PROBLEM
Using the data below, repeat all of it precisely.

::: SOURCE EXCERPT :::

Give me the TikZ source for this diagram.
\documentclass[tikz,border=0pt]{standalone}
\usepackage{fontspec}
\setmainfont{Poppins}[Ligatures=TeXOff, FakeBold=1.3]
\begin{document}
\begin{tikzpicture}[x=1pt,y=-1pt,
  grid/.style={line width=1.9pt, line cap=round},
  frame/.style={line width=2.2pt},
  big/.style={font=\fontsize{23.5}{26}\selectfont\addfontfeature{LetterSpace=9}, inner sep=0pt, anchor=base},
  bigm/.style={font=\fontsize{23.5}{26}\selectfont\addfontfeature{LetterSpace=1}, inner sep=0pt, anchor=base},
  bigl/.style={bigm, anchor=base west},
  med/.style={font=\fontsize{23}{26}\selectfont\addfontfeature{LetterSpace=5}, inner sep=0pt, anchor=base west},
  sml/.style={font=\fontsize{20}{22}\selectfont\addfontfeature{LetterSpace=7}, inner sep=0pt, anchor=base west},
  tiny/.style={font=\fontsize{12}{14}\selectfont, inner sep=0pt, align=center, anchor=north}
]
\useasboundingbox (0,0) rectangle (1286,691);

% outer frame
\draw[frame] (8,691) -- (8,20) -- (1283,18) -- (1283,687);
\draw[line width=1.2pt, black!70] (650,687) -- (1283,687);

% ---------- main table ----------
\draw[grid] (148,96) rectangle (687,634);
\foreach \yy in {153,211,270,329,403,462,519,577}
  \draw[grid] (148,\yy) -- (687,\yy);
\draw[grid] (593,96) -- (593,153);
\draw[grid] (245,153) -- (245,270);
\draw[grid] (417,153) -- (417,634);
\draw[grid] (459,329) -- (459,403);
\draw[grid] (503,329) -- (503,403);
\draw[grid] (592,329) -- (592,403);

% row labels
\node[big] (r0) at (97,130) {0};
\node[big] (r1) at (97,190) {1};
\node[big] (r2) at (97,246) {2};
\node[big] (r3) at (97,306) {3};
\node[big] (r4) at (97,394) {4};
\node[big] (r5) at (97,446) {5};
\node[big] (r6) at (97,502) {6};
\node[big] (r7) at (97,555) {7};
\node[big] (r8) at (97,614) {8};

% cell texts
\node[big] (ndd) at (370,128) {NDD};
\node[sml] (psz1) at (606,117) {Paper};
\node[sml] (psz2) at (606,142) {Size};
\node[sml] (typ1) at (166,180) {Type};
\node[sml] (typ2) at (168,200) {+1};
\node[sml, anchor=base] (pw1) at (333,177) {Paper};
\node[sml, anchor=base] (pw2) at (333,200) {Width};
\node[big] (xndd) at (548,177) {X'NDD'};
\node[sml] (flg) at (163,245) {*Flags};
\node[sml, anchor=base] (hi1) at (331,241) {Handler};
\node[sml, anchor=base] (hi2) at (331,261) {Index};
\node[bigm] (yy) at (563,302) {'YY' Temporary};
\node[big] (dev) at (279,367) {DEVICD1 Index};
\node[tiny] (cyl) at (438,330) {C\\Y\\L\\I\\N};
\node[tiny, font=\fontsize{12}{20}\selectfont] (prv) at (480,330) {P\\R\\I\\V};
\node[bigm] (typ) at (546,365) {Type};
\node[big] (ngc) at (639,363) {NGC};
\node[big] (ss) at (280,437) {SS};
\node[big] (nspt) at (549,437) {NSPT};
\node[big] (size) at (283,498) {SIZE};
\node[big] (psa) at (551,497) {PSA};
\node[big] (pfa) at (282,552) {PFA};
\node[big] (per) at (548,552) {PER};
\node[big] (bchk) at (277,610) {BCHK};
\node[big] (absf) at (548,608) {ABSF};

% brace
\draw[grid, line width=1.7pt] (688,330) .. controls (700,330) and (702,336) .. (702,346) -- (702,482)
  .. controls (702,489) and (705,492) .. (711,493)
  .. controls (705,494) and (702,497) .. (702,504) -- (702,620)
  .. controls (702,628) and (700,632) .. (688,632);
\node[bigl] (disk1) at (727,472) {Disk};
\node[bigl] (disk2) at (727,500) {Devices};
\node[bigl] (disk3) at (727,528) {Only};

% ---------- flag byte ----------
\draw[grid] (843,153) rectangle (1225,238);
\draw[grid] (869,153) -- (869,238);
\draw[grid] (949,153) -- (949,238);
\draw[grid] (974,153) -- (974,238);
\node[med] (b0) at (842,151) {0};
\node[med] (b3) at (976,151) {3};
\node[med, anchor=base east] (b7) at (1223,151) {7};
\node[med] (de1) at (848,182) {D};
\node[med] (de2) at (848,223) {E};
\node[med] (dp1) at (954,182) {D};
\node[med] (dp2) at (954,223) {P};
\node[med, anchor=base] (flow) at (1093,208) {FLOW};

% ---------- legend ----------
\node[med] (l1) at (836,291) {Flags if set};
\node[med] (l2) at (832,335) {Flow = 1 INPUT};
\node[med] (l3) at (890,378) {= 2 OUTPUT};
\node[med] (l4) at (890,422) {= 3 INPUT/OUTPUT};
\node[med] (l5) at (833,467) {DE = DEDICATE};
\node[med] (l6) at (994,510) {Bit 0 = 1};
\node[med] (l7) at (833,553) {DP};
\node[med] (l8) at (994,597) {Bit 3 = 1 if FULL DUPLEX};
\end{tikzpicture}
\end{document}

:::

EXERCISE RESULT
Give me the TikZ source for this diagram.
\documentclass[tikz,border=0pt]{standalone}
\usepackage{fontspec}
\setmainfont{Poppins}[Ligatures=TeXOff, FakeBold=1.3]
\begin{document}
\begin{tikzpicture}[x=1pt,y=-1pt,
  grid/.style={line width=1.9pt, line cap=round},
  frame/.style={line width=2.2pt},
  big/.style={font=\fontsize{23.5}{26}\selectfont\addfontfeature{LetterSpace=9}, inner sep=0pt, anchor=base},
  bigm/.style={font=\fontsize{23.5}{26}\selectfont\addfontfeature{LetterSpace=1}, inner sep=0pt, anchor=base},
  bigl/.style={bigm, anchor=base west},
  med/.style={font=\fontsize{23}{26}\selectfont\addfontfeature{LetterSpace=5}, inner sep=0pt, anchor=base west},
  sml/.style={font=\fontsize{20}{22}\selectfont\addfontfeature{LetterSpace=7}, inner sep=0pt, anchor=base west},
  tiny/.style={font=\fontsize{12}{14}\selectfont, inner sep=0pt, align=center, anchor=north}
]
\useasboundingbox (0,0) rectangle (1286,691);

% outer frame
\draw[frame] (8,691) -- (8,20) -- (1283,18) -- (1283,687);
\draw[line width=1.2pt, black!70] (650,687) -- (1283,687);

% ---------- main table ----------
\draw[grid] (148,96) rectangle (687,634);
\foreach \yy in {153,211,270,329,403,462,519,577}
  \draw[grid] (148,\yy) -- (687,\yy);
\draw[grid] (593,96) -- (593,153);
\draw[grid] (245,153) -- (245,270);
\draw[grid] (417,153) -- (417,634);
\draw[grid] (459,329) -- (459,403);
\draw[grid] (503,329) -- (503,403);
\draw[grid] (592,329) -- (592,403);

% row labels
\node[big] (r0) at (97,130) {0};
\node[big] (r1) at (97,190) {1};
\node[big] (r2) at (97,246) {2};
\node[big] (r3) at (97,306) {3};
\node[big] (r4) at (97,394) {4};
\node[big] (r5) at (97,446) {5};
\node[big] (r6) at (97,502) {6};
\node[big] (r7) at (97,555) {7};
\node[big] (r8) at (97,614) {8};

% cell texts
\node[big] (ndd) at (370,128) {NDD};
\node[sml] (psz1) at (606,117) {Paper};
\node[sml] (psz2) at (606,142) {Size};
\node[sml] (typ1) at (166,180) {Type};
\node[sml] (typ2) at (168,200) {+1};
\node[sml, anchor=base] (pw1) at (333,177) {Paper};
\node[sml, anchor=base] (pw2) at (333,200) {Width};
\node[big] (xndd) at (548,177) {X'NDD'};
\node[sml] (flg) at (163,245) {*Flags};
\node[sml, anchor=base] (hi1) at (331,241) {Handler};
\node[sml, anchor=base] (hi2) at (331,261) {Index};
\node[bigm] (yy) at (563,302) {'YY' Temporary};
\node[big] (dev) at (279,367) {DEVICD1 Index};
\node[tiny] (cyl) at (438,330) {C\\Y\\L\\I\\N};
\node[tiny, font=\fontsize{12}{20}\selectfont] (prv) at (480,330) {P\\R\\I\\V};
\node[bigm] (typ) at (546,365) {Type};
\node[big] (ngc) at (639,363) {NGC};
\node[big] (ss) at (280,437) {SS};
\node[big] (nspt) at (549,437) {NSPT};
\node[big] (size) at (283,498) {SIZE};
\node[big] (psa) at (551,497) {PSA};
\node[big] (pfa) at (282,552) {PFA};
\node[big] (per) at (548,552) {PER};
\node[big] (bchk) at (277,610) {BCHK};
\node[big] (absf) at (548,608) {ABSF};

% brace
\draw[grid, line width=1.7pt] (688,330) .. controls (700,330) and (702,336) .. (702,346) -- (702,482)
  .. controls (702,489) and (705,492) .. (711,493)
  .. controls (705,494) and (702,497) .. (702,504) -- (702,620)
  .. controls (702,628) and (700,632) .. (688,632);
\node[bigl] (disk1) at (727,472) {Disk};
\node[bigl] (disk2) at (727,500) {Devices};
\node[bigl] (disk3) at (727,528) {Only};

% ---------- flag byte ----------
\draw[grid] (843,153) rectangle (1225,238);
\draw[grid] (869,153) -- (869,238);
\draw[grid] (949,153) -- (949,238);
\draw[grid] (974,153) -- (974,238);
\node[med] (b0) at (842,151) {0};
\node[med] (b3) at (976,151) {3};
\node[med, anchor=base east] (b7) at (1223,151) {7};
\node[med] (de1) at (848,182) {D};
\node[med] (de2) at (848,223) {E};
\node[med] (dp1) at (954,182) {D};
\node[med] (dp2) at (954,223) {P};
\node[med, anchor=base] (flow) at (1093,208) {FLOW};

% ---------- legend ----------
\node[med] (l1) at (836,291) {Flags if set};
\node[med] (l2) at (832,335) {Flow = 1 INPUT};
\node[med] (l3) at (890,378) {= 2 OUTPUT};
\node[med] (l4) at (890,422) {= 3 INPUT/OUTPUT};
\node[med] (l5) at (833,467) {DE = DEDICATE};
\node[med] (l6) at (994,510) {Bit 0 = 1};
\node[med] (l7) at (833,553) {DP};
\node[med] (l8) at (994,597) {Bit 3 = 1 if FULL DUPLEX};
\end{tikzpicture}
\end{document}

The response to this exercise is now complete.